So when developing components in Azure, one of technologies that I’ve been involved with was Azure Functions. They’re great, in addition to all the benefits of a PaaS service they’ve really showed how to simplify a number of components and slim down the code base (deleting code is always great!). One of the features that was really useful was deployment slots.
Azure Functions deployment slots allow your function app to run different instances called “slots”. Slots are different environments exposed via a publicly available endpoint. One app instance is always mapped to the production slot, and you can swap instances assigned to a slot on demand. Function apps running under the Apps Service plan may have multiple slots, while under the Consumption plan only one slot is allowed.
Azure Functions deployment slots | Microsoft Docs
So, let’s break that down, what it gives you is the ability to have multiple ‘active’ instances at any one point and you can swap between these instances.
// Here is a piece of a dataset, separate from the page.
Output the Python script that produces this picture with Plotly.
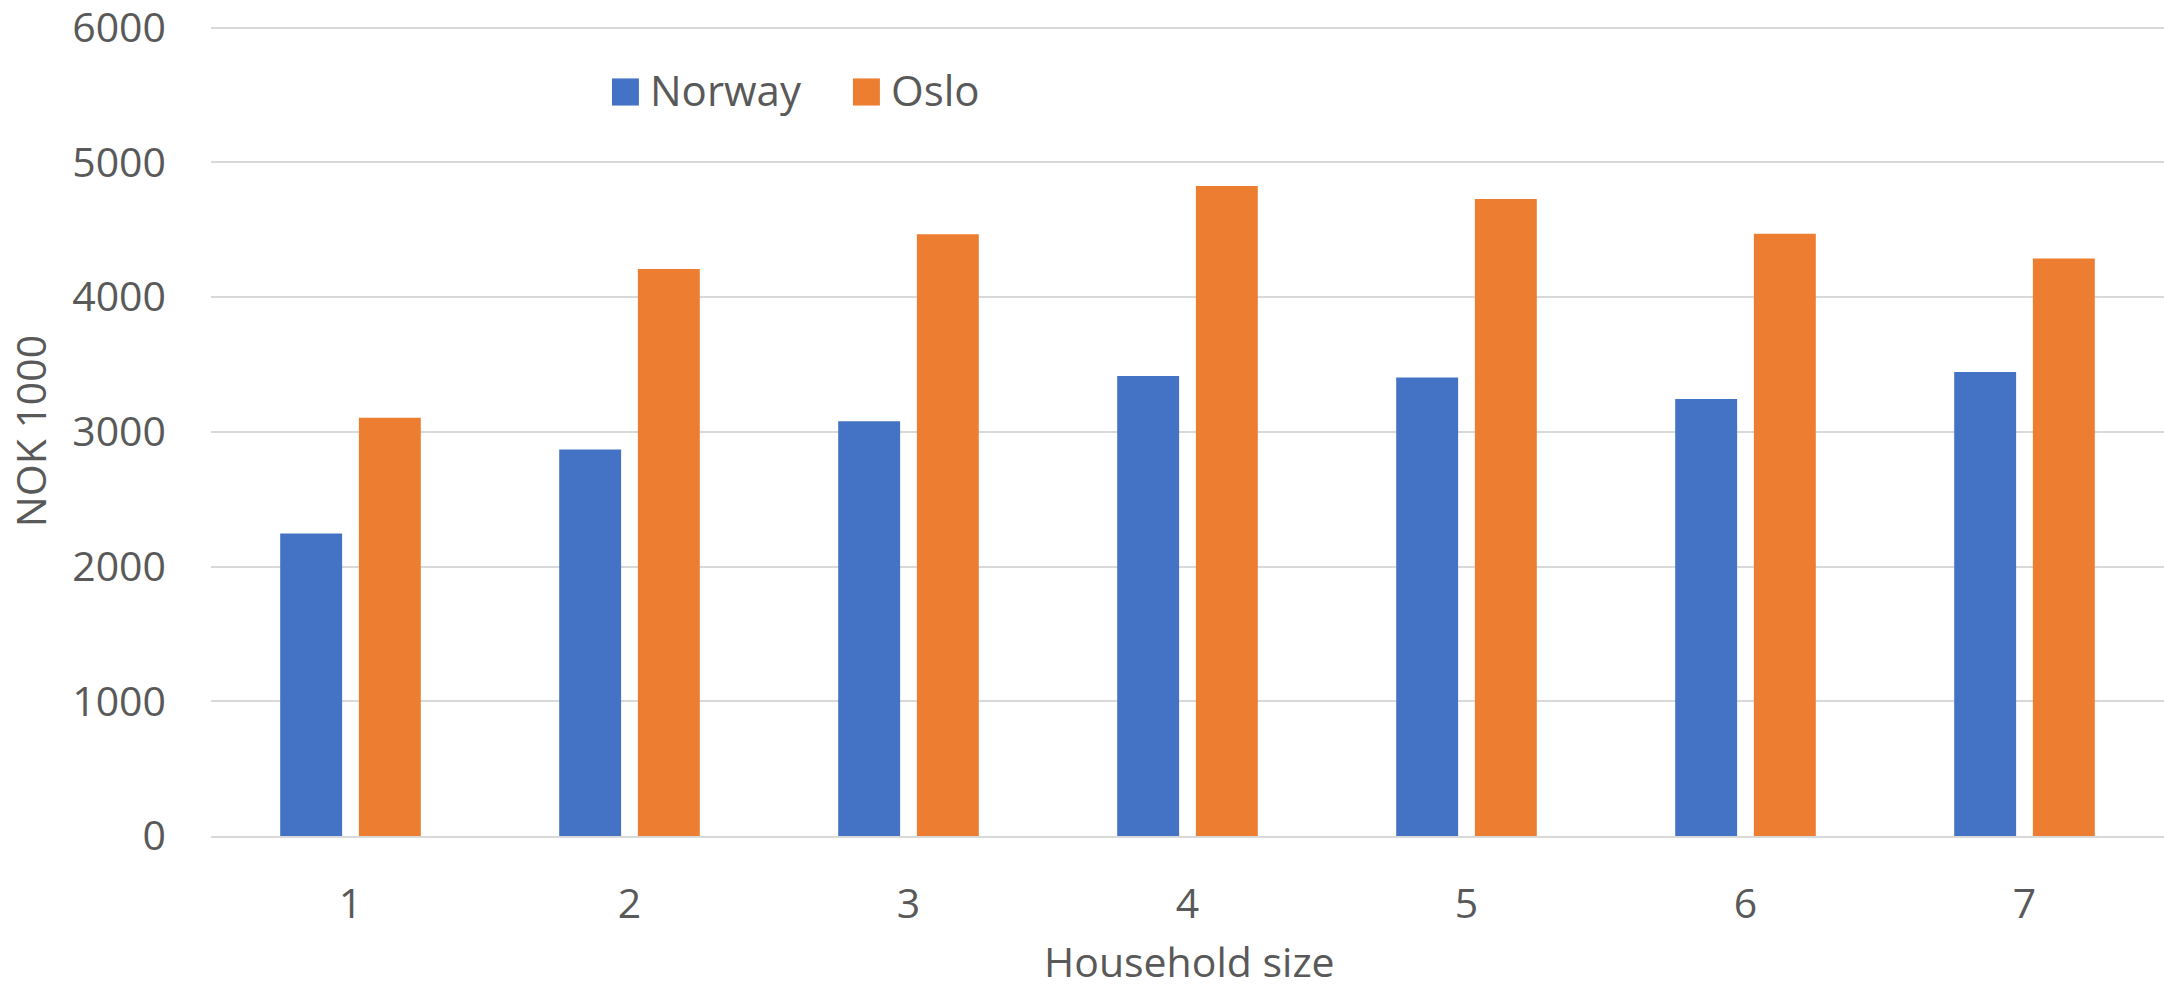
import plotly.graph_objects as go

# Household size categories and median wealth (NOK 1000)
household_size = ["1", "2", "3", "4", "5", "6", "7"]
norway = [2245, 2869, 3079, 3414, 3404, 3243, 3443]
oslo = [3104, 4208, 4466, 4824, 4728, 4470, 4287]

series_names = ["Norway", "Oslo"]
colors = ["#4472C4", "#ED7D31"]

y_ticks = [0, 1000, 2000, 3000, 4000, 5000, 6000]

FONT = "Open Sans"
TEXT_COLOR = "#595959"
GRID_COLOR = "#d9d9d9"

fig = go.Figure()
for name, values, color in zip(series_names, [norway, oslo], colors):
    fig.add_trace(go.Bar(
        x=household_size, y=values, name=name,
        marker=dict(color=color, line=dict(width=0)),
        showlegend=False,
    ))

# Legend: square swatches with labels across the top of the plot
legend_items = [
    (0.2053, 0.2191, 0.2240),
    (0.3287, 0.3425, 0.3472),
]
for (x0, x1, tx), name, color in zip(legend_items, series_names, colors):
    fig.add_shape(type="rect", xref="paper", yref="paper",
                  x0=x0, x1=x1, y0=0.9018, y1=0.9353,
                  fillcolor=color, line=dict(width=0))
    fig.add_annotation(xref="paper", yref="paper", x=tx, y=0.9216,
                       xanchor="left", yanchor="middle", showarrow=False,
                       text=name, font=dict(family=FONT, size=42, color=TEXT_COLOR))

# x-axis title placed below the tick labels
fig.add_annotation(xref="paper", yref="paper", x=0.5008, y=-0.1545,
                   xanchor="center", yanchor="middle", showarrow=False,
                   text="Household size",
                   font=dict(family=FONT, size=41, color=TEXT_COLOR))

fig.update_layout(
    width=2164, height=985,
    margin=dict(l=211, r=0, t=26, b=149),
    paper_bgcolor="white", plot_bgcolor="white",
    barmode="group", bargap=0.436, bargroupgap=0.213,
    font=dict(family=FONT, size=41, color=TEXT_COLOR),
    xaxis=dict(
        showline=True, linecolor=GRID_COLOR, linewidth=2,
        showgrid=False, ticks="", ticklabelstandoff=31,
        tickfont=dict(size=41), automargin=False,
    ),
    yaxis=dict(
        title=dict(text="NOK 1000", font=dict(size=41), standoff=12),
        range=[0, 6012], tickvals=y_ticks,
        showgrid=True, gridcolor=GRID_COLOR, gridwidth=2,
        zeroline=False, showline=False, ticks="",
        ticklabelstandoff=44, ticklabeloverflow="allow",
        tickfont=dict(size=41), automargin=False,
    ),
)

fig.write_html("out.html")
If you think about use cases for this, it gives you the following:
- You can test any changes in one slot before swapping it into production, for example you could deploy to a staging slot, do some final checks, and then swap it in.
- If something isn’t quite right after you’ve swapped the changes in, no problem, just swap them back out with the staging slot and you’ll be back to the previous version.
- When you deploy to a slot, before you can swap it, the Azure App service will ‘warm-up’ the slot basically so that when it does get swapped it’s ready to go and consumers of the services don’t experience a ‘cold start’, particularly if they’re the first to hit the endpoint.
All the above is covered in detail in the link provided above, what I’d like to cover in this post is really a few things that we learnt about deployment slots along the way.
Lesson Number 1 – There’s a brief period of downtime when performing swaps
A requirement of a system I was involved with building was that it would be preferable if during a deployment that the consumers of the functions didn’t experience a period where the function app became unavailable. Although the app was tolerant of these failures it was just something that we thought was important. To test the slot swap I set up a simple console app that effectively rapidly requested our health check endpoint (This is a very simple HTTP triggered function that effectively just returns: OkObjectResult("Ok");
). So, if swaps were seamless there should be no point where this function doesn’t return a 200 - Ok
response right? Nope. What I observed was for a few seconds following the swap, the health check function returned with 503 - service unavailable
before recovering and once again returning 200 - Ok
.
It turns out that this is a well know problem and after adding the recommended setting:
WEBSITE_ADD_SITENAME_BINDINGS_IN_APPHOST_CONFIG
and setting it to a value of ‘1’ this problem went away.
Lesson Number 2 – AzureWebJobsDashboard is probably redundant and costing money if you’re using Application Insights
Out of the box, you get an app configuration setting AzureWebJobsDashboard
set to a storage account connection string. So far so good. However, according to the documentation:
For better performance and experience, runtime version 2.x and later versions use APPINSIGHTS_INSTRUMENTATIONKEY and App Insights for monitoring instead of AzureWebJobsDashboard.
And
This setting is only valid for apps that target version 1.x of the Azure Functions runtime.
We were using Application Insights and were on version 3 of Azure Functions, looking at the daily cost breakdown of our new service it looked like we were being charged for the storage that the AzureWebJobsDashboard
was referring to. I’m uncertain why this comes as defaulted the way it does considering that we have had version 2 and 3 of the function app runtime for quite a while now, perhaps it’s just in case customers wanted to use version 1 for their particular use case. Anyway, we deleted it and saved some cash in doing so.
Lesson Number 3 – At first glance slots give you the impression that they are isolated, but you need to pay attention.
When you think of slots, it’s sold to you on the basis that you have a production slot and one (or more) staging slots. When you want your code to go into production you swap from a staging slot into a production slot and this code becomes active in production. This works great for HTTP triggered functions in that what’s happening under the covers is the routing rules are swapped so now your old ‘staging slot’ is effectively receiving the live requests.
However, you need to be more careful with, for example, Service Bus Triggered functions. The important thing to remember about slots is that they are all active, in that, you can interact with the functions by going to the URL of the slot. If you make the mistake of not having a slot specific setting for your Service Bus connection what will end up happening is the code deployed to the staging slots and production slot will all end up being triggered as they will be responding to messages on the bus (effectively completing with each other). This issue has also been documented in this GitHub post. This can get quite confusing as you may end up with multiple different versions of your code executing (depending on how many slots you have). The solution, as recommended in the above post, is to ensure that you make use of slot specific settings so that, for example, only the Production slot refers to the Production Service Bus instance.
In Summary
Hopefully, the above tips help you on your journey to using deployment slots more effectively. I think they’re a really excellent feature and once you get past some of the niggles work pretty smartly.